As featured artist of the month, Billboard.com are running a series of articles about Janet and her upcoming album 20 Y.O. The following, entitled Janet’s Juggernaut, looks at how the album took shape.
Don’t call it a comeback.
Janet Jackson conceived her new Virgin Records release, “20 Y.O.” (due Sept. 26), as a celebration of the joyful liberation and history-making musical style of her 1986 breakthrough album, “Control.”
That album has sold more than 5 million copies in the United States alone, according to Nielsen SoundScan. Jackson’s musical declaration of independence launched a string of hits, an indelible production sound and an enduring image cemented by groundbreaking video choreography and imagery that pop vocalists still emulate.
Jackson reunited with Jimmy Jam & Terry Lewis and was joined by Jermaine Dupri to craft a musical reflection of who she is today and how the artistic promise of “Control” has been fulfilled some two decades later.
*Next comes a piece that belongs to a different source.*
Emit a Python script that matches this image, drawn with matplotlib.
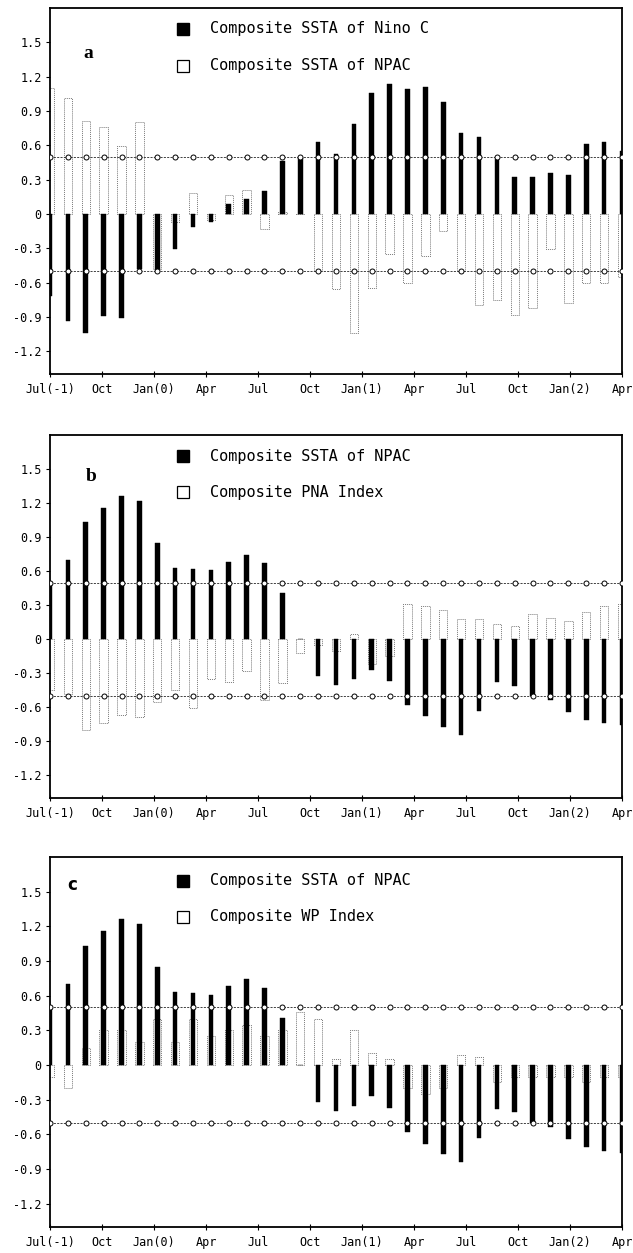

Creating a project with such lofty goals was a relatively smooth process, Harris and Dupri say. Conversations that began before Christmas 2005 between Jackson and the producers narrowed down the theme early, and songwriting and recording began in earnest in February.
The discussion turned to how Jackson was feeling at the time “Control” was recorded (when, incidentally, Dupri was just 13).
“I started asking questions like, ‘What was the feeling of life when you were 20?’ I was so intrigued with what was going on in her life then that I just thought her album should be called that,” Dupri says.
Harris adds, “It made sense as a concept because, obviously, the 20 years since the ‘Control’ album, but it also means — for her — a sense of rejuvenation. A sense of that excitement that you have when you are 20 years old, when your life is beginning and you’re striking out on your own. She has that same sense of hunger and excitement.”